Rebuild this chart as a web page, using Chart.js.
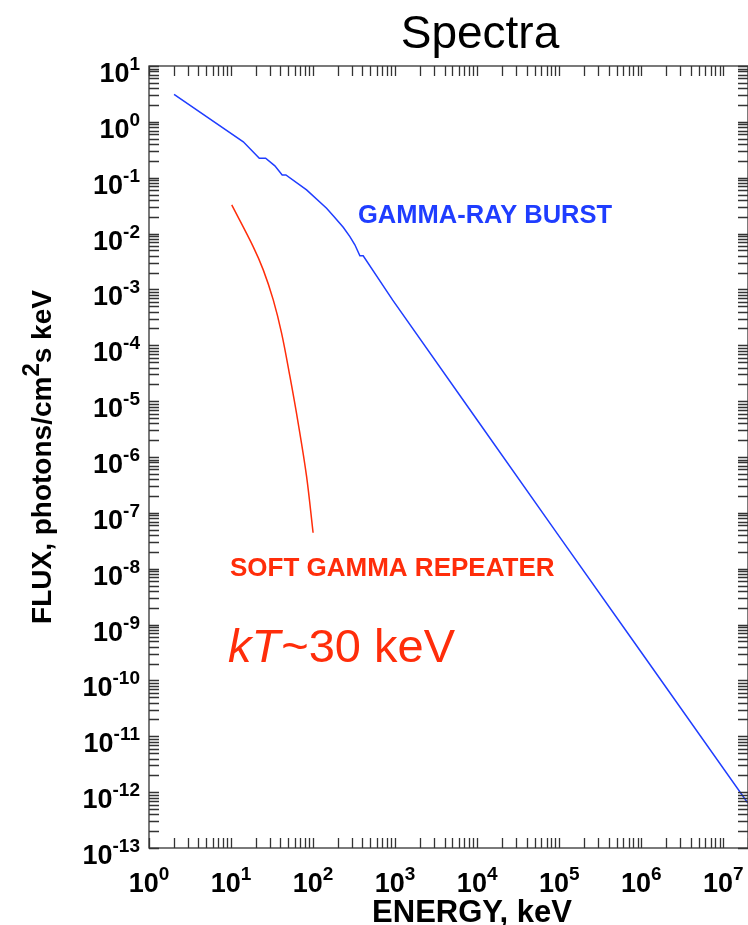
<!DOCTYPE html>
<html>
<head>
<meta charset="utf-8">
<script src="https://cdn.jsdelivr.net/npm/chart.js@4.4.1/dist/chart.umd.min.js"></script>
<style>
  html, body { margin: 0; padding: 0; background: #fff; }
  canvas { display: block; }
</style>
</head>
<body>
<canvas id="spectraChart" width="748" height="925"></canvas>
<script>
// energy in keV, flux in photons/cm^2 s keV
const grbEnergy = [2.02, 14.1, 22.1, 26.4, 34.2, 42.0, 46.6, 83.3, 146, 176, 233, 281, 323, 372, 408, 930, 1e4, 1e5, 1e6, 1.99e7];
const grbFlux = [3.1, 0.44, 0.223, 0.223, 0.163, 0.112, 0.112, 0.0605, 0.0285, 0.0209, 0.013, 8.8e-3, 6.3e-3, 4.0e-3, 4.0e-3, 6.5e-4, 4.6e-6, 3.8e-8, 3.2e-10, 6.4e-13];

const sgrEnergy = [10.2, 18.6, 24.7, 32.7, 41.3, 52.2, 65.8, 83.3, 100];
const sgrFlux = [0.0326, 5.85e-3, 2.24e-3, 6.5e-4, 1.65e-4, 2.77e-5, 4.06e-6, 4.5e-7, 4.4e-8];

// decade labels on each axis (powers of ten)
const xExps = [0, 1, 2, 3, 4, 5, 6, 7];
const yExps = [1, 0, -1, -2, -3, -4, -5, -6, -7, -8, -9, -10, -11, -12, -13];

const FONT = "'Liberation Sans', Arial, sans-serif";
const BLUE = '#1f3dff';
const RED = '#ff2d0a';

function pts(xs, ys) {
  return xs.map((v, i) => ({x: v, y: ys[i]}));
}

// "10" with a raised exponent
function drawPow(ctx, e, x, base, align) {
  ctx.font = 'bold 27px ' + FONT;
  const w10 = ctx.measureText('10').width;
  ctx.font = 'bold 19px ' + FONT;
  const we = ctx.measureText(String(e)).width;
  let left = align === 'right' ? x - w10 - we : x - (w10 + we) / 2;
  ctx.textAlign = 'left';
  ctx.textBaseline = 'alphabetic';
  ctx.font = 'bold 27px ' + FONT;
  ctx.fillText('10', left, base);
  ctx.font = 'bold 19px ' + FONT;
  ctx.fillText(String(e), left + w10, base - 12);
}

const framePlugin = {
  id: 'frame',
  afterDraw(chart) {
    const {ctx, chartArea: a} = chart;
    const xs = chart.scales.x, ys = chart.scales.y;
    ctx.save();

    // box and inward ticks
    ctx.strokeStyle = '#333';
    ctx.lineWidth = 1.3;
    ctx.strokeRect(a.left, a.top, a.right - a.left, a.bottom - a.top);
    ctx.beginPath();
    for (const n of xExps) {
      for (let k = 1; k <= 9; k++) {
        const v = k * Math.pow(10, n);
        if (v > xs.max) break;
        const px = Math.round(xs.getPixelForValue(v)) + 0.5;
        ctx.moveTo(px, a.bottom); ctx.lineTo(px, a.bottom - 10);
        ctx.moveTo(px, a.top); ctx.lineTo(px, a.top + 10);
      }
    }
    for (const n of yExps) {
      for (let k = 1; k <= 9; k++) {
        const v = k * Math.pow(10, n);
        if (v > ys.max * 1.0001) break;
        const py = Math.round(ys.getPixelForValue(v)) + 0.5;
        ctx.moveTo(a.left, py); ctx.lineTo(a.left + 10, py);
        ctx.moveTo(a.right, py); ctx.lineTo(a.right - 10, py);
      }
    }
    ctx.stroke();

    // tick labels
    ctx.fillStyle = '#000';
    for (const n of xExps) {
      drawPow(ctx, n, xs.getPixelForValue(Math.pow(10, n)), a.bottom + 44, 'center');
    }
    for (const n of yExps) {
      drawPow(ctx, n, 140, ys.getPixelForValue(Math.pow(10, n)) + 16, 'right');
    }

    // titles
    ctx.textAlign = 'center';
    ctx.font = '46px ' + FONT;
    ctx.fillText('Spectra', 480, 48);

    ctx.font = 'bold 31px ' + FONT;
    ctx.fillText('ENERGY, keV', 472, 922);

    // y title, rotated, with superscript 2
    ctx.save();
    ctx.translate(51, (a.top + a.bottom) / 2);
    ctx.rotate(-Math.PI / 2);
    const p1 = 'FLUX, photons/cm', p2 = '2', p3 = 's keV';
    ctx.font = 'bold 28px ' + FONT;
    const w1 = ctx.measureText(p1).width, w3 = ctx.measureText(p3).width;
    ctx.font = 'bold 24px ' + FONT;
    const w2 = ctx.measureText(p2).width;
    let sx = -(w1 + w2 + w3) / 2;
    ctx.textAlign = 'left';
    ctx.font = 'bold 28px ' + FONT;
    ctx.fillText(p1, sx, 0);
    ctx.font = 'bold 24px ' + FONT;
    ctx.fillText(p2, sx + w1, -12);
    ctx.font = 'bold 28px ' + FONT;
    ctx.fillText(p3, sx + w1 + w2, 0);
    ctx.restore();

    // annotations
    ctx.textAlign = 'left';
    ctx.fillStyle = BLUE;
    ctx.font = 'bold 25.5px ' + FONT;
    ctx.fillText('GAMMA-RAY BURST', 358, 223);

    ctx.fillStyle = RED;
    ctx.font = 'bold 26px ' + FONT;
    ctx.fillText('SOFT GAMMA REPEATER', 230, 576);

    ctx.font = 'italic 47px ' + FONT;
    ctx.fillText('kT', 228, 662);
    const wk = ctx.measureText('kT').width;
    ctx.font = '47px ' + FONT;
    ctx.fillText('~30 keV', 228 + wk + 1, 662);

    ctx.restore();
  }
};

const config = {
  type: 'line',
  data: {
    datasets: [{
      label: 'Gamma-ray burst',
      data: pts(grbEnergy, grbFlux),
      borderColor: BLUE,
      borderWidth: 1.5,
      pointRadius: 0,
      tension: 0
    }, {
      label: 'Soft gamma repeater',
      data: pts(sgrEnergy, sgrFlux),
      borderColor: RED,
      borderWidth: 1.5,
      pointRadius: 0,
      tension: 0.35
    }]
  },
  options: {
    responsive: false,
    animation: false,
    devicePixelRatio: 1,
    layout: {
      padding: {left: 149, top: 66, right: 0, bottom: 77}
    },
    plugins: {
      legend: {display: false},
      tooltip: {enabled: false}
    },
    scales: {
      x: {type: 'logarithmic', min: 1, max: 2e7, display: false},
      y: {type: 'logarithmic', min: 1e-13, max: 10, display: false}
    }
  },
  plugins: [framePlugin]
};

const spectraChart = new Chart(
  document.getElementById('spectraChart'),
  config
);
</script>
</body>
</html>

...

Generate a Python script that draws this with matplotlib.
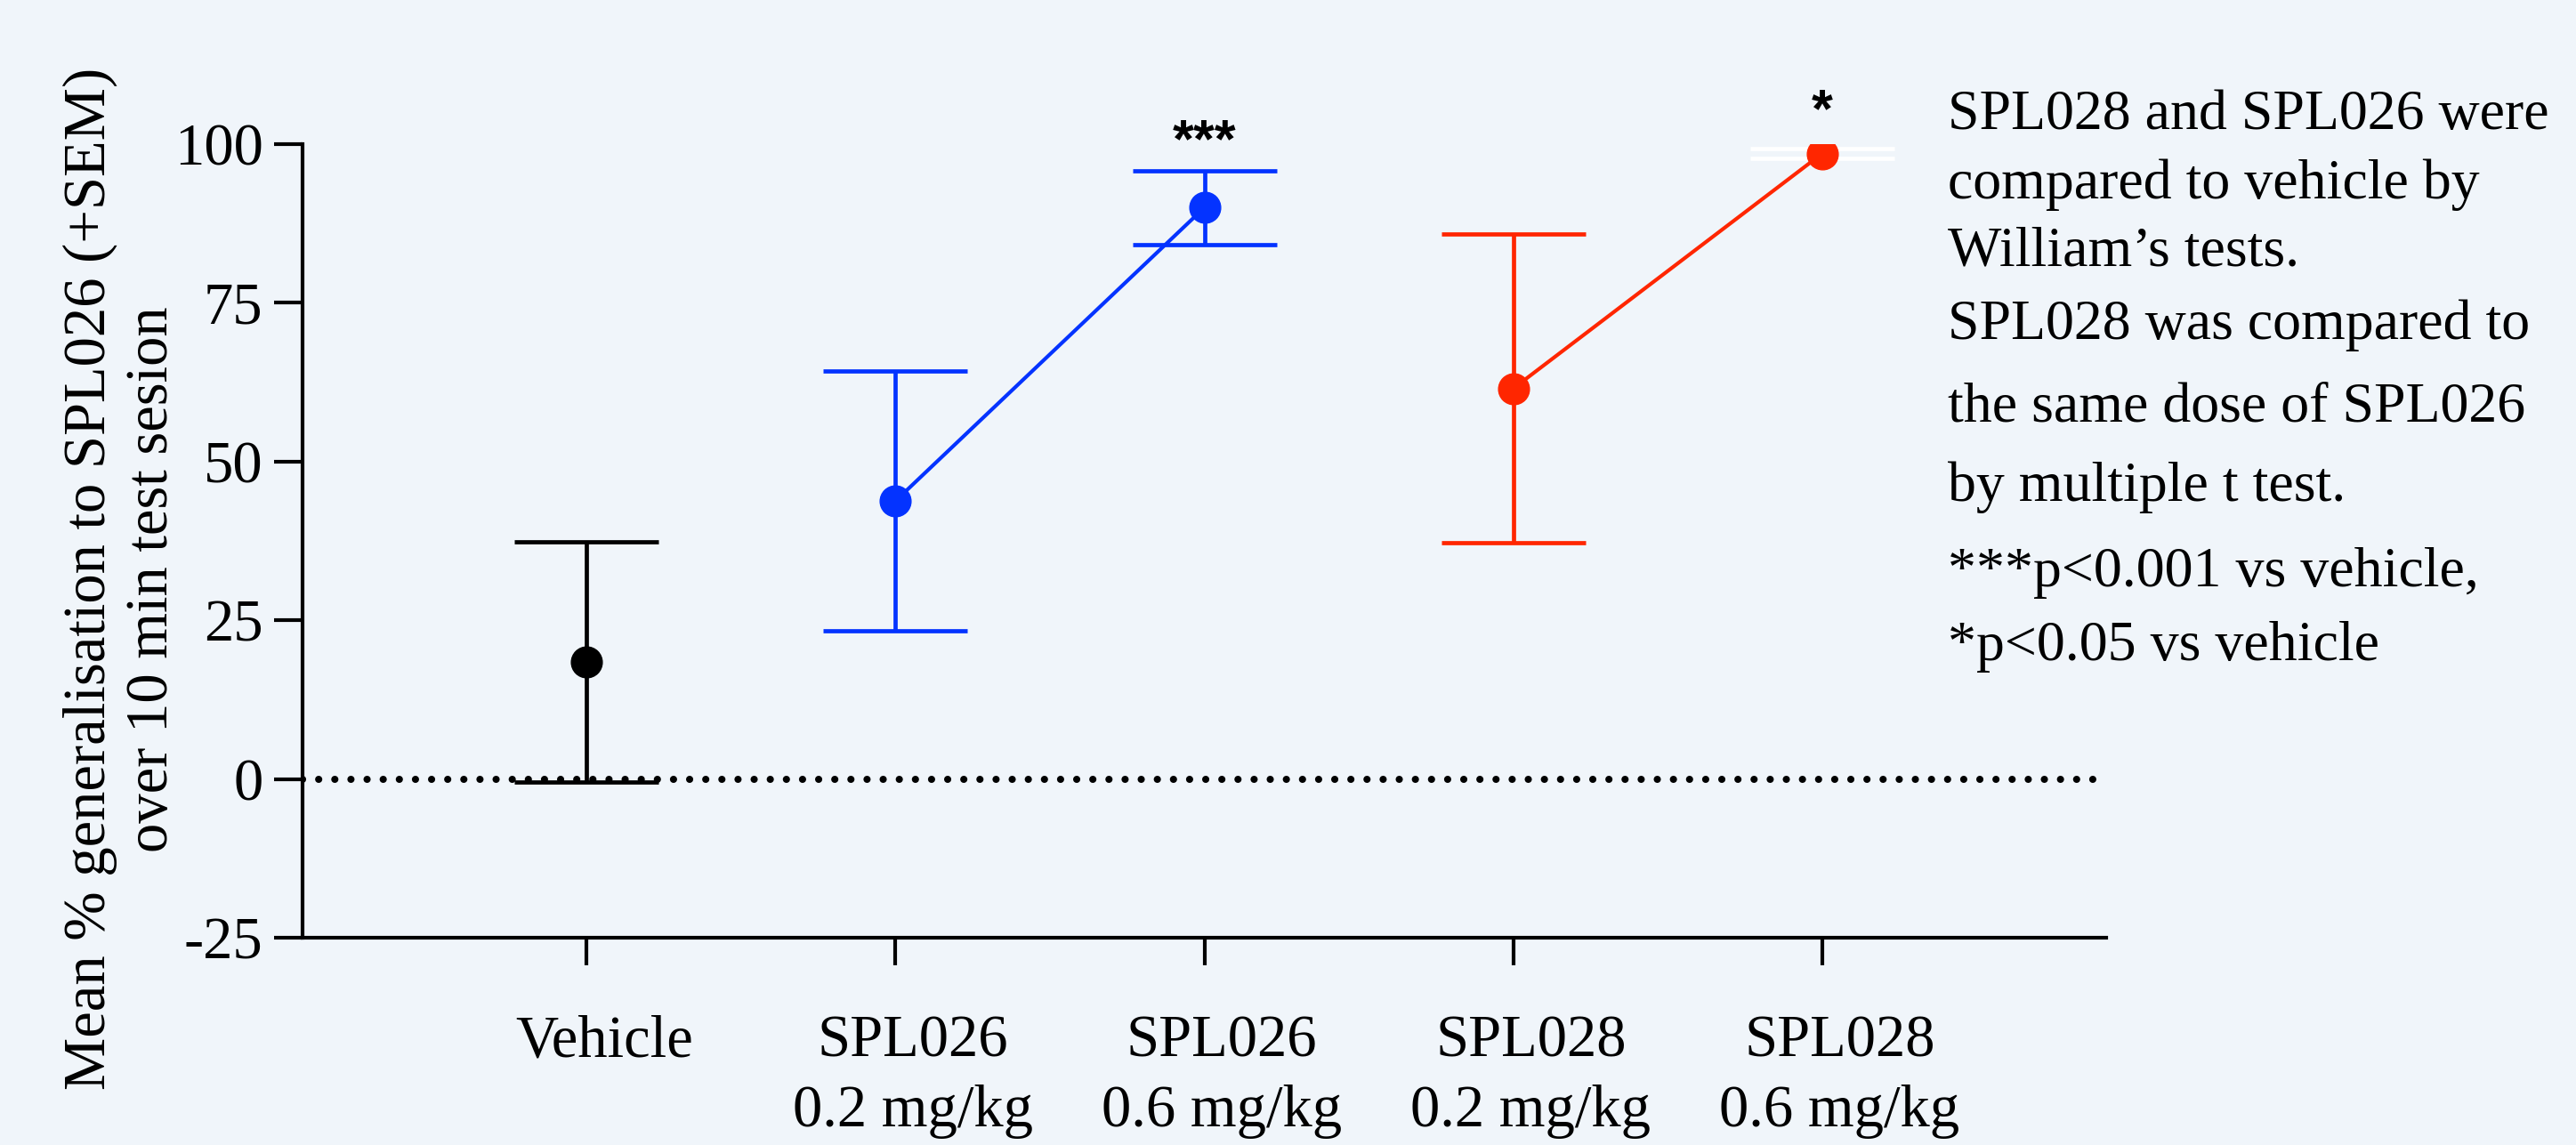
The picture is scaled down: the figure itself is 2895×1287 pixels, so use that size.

Exercise directions:
Leave the pictures out, and transcribe exactly the lines above starting at the one that contains "Rebuild this chart" and ending at the one that contains "3.8e-8, 3.2e-10, 6.4e-13];".

Exercise output:
Rebuild this chart as a web page, using Chart.js.
<!DOCTYPE html>
<html>
<head>
<meta charset="utf-8">
<script src="https://cdn.jsdelivr.net/npm/chart.js@4.4.1/dist/chart.umd.min.js"></script>
<style>
  html, body { margin: 0; padding: 0; background: #fff; }
  canvas { display: block; }
</style>
</head>
<body>
<canvas id="spectraChart" width="748" height="925"></canvas>
<script>
// energy in keV, flux in photons/cm^2 s keV
const grbEnergy = [2.02, 14.1, 22.1, 26.4, 34.2, 42.0, 46.6, 83.3, 146, 176, 233, 281, 323, 372, 408, 930, 1e4, 1e5, 1e6, 1.99e7];
const grbFlux = [3.1, 0.44, 0.223, 0.223, 0.163, 0.112, 0.112, 0.0605, 0.0285, 0.0209, 0.013, 8.8e-3, 6.3e-3, 4.0e-3, 4.0e-3, 6.5e-4, 4.6e-6, 3.8e-8, 3.2e-10, 6.4e-13];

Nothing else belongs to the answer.